“For the samples which were prepared in the CaCl2-NaCl solvent, all polymers except AN132 VHM showed a viscosity reduction after 90 days of aging due to the strong ability of cations in charge screening and binding to negative sites on the polymer”
Within the next 50 years, the availability of crude oil is likely to be insufficient to meet the world’s ever-increasing energy needs. The demand for oil continues to rise, yet it is becoming ever more challenging to find new oilfields.
One way to make existing oil supplies serve us longer is to improve oil recovery rates. These are typically quite low, in the region of 20‑40%, yet recovery of 90% has been achieved in gas fields.
Enhanced oil recovery (EOR) techniques are thus of increasing importance and being deployed extensively across oilfields worldwide1. Such a strategy will provide more time for development of alternative energy sources and technologies to fill the energy gap left by depleting oil reserves.
Fortunately, many EOR strategies have demonstrated sustained increases in oil production rates2. Water flooding is generally the preferred option since the sea offers an easy supply of water to oilfields. Water is injected into the oil reservoir to maintain the pressure gradients within the reservoir needed for the oil to flow into the production well. Since water moves more quickly than oil, there is a tendency for it to finger through oil3. The displacement of oil towards the production well can thus be increased by reducing this. Addition of a polymer to the injected water, which increases its viscosity, can enhance oil recovery by slowing down the movement of the water so more oil is forced to flow into the production well.
Historically the oil industry used synthetic unhydrolyzed polyacrylamide-based polymers for polymer flooding. These were selected because of their good chemical stability, but they have a high level of adsorption onto mineral surfaces resulting in considerable polymer loss. They were replaced with partially hydrolysed polyacrylamide (HPAM) polymers, which provide greater viscosity as a result of conversion of some of the amide groups on the polyacrylamide to carboxylate groups4. HPAM also show less adsorption since the negatively charged carboxyl groups of HPAM are repelled by the negatively charged rock surface.
However, HPAM can be degraded in oil reservoirs with a high temperature and/or high salinity, causing a reduction in viscosity, and consequently oil recovery rates. There is therefore a need for new polymers that are resistant to thermal degradation to optimise EOR by polymer flooding.
The thermal stability of four new polymers was recently assessed over time in varying degrees of salinity5. The sulfonated polyacrylamide co-polymers FLOCOMB C7035, AN132 VHM, SUPERPUSHER SAV55, and THERMOASSOCIATIF in either CaCl2-NaCl or NaCl solution were aged at 80˚C for 90 days with and without an antioxidant.
Analyses by Fourier-transform infrared (FTIR) spectroscopy and nuclear magnetic resonance (NMR) using a Bruker 500 NMR spectrometer showed a severe reduction in viscosity of polymer samples without antioxidant, irrespective of whether NaCl or CaCl2-NaCl was used as the solvent.
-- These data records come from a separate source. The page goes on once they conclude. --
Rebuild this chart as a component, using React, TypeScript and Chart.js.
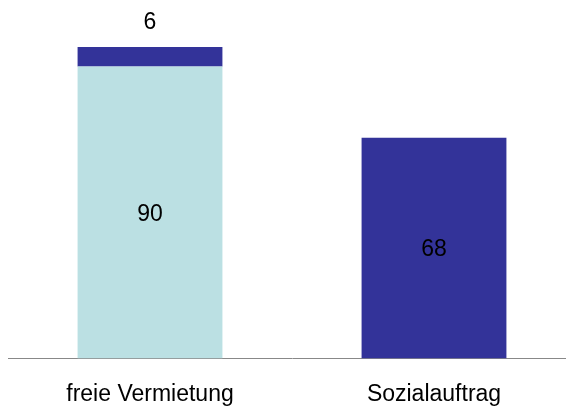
import React, { useEffect, useRef } from "react";
import { Chart, registerables } from "chart.js";

Chart.register(...registerables);

const categories = ["freie Vermietung", "Sozialauftrag"];
const lightValues: (number | null)[] = [90, null];
const darkValues: (number | null)[] = [6, 68];
const yMax = 100;

const FONT = "'Liberation Sans', Arial, sans-serif";

const valueLabels = {
  id: "valueLabels",
  afterDatasetsDraw(chart: any) {
    const ctx = chart.ctx;
    ctx.save();
    ctx.font = `23px ${FONT}`;
    ctx.fillStyle = "#000";
    ctx.textAlign = "center";
    ctx.textBaseline = "middle";
    chart.data.datasets.forEach((ds: any, di: number) => {
      const meta = chart.getDatasetMeta(di);
      meta.data.forEach((bar: any, i: number) => {
        const v = ds.data[i];
        if (v == null) return;
        const top = Math.min(bar.y, bar.base);
        const h = Math.abs(bar.base - bar.y);
        const y = h < 30 ? top - 24 : top + h / 2 + 2;
        ctx.fillText(String(v), bar.x, y);
      });
    });
    ctx.restore();
  },
};

export default function App() {
  const ref = useRef<HTMLCanvasElement>(null);
  useEffect(() => {
    if (!ref.current) return;
    const chart = new Chart(ref.current, {
      type: "bar",
      data: {
        labels: categories,
        datasets: [
          {
            label: "a",
            data: lightValues,
            backgroundColor: "#BBE0E3",
            categoryPercentage: 1,
            barPercentage: 0.51,
          },
          {
            label: "b",
            data: darkValues,
            backgroundColor: "#333399",
            categoryPercentage: 1,
            barPercentage: 0.51,
          },
        ],
      },
      options: {
        animation: false,
        responsive: false,
        maintainAspectRatio: false,
        layout: { padding: { top: 34, bottom: 4, left: 0, right: 0 } },
        plugins: { legend: { display: false }, tooltip: { enabled: false } },
        scales: {
          x: {
            stacked: true,
            grid: { display: false, drawTicks: false },
            border: { display: true, color: "#888888", width: 1 },
            ticks: {
              padding: 22,
              color: "#000",
              font: { family: FONT, size: 23 },
            },
          },
          y: {
            stacked: true,
            display: false,
            min: 0,
            max: yMax,
          },
        },
      },
      plugins: [valueLabels],
    });
    return () => chart.destroy();
  }, []);
  return (
    <div
      style={{
        position: "fixed",
        left: 0,
        top: 0,
        width: 566,
        height: 410,
        overflow: "hidden",
        background: "#fff",
      }}
    >
      <canvas
        ref={ref}
        width={568}
        height={434}
        style={{ position: "absolute", left: 8, top: 0, width: 568, height: 434 }}
      />
    </div>
  );
}
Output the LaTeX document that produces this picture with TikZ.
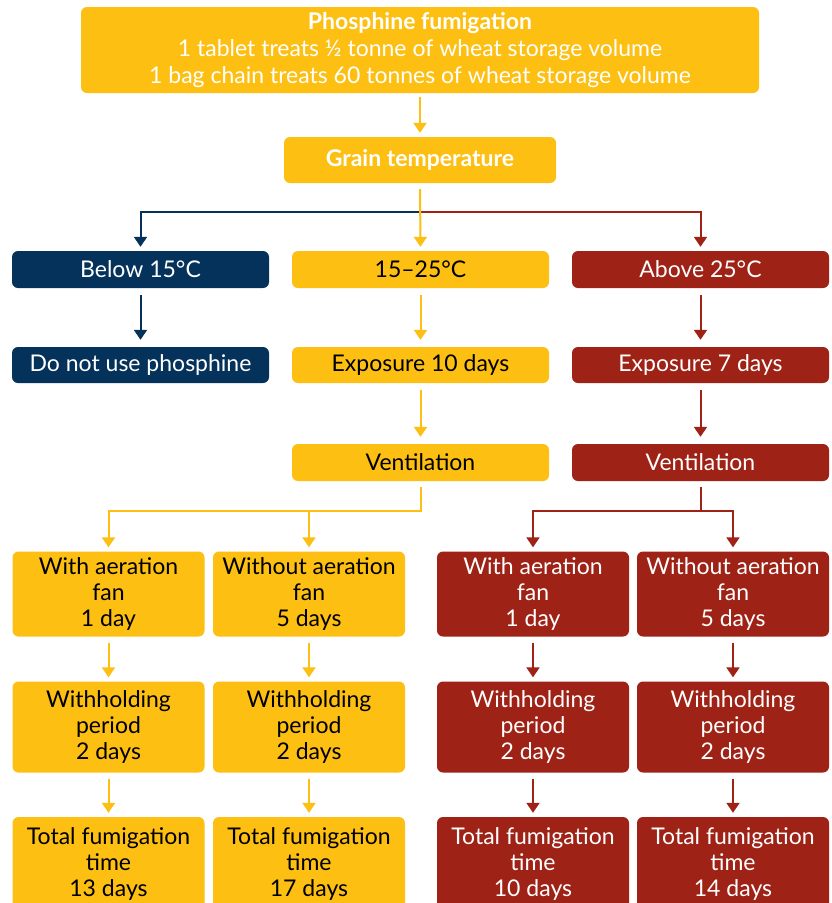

THERMOASSOCIATIF started degrading immediately, whereas the others maintained their viscosity for at least 7 days.
When antioxidant was present, all polymer samples prepared in the NaCl medium showed an increase in viscosity with aging. Similarly, AN132 VHM prepared in CaCl2-NaCl showed a viscosity increase after 90 days of aging. In contrast, the viscosity of the other polymers in CaCl2-NaCl reduced despite the presence of antioxidant.
- Udy J, et al. Processes 2017, 5, 34; doi:10.3390/pr5030034
- Oil and Gas Authority 2017. Available at https://www.ogauthority.co.uk/media/4283/polymer-eor-industry-starter-pack-ver3.pdf
- Sheng JJ, et al J Can Pet Technol 2015;54:116–126.
- Hashmet MR, et al. J Dispers Sci Technol 2013;35:510–517.
- Akbari S, et al. Polymers 2017;9:480‑494.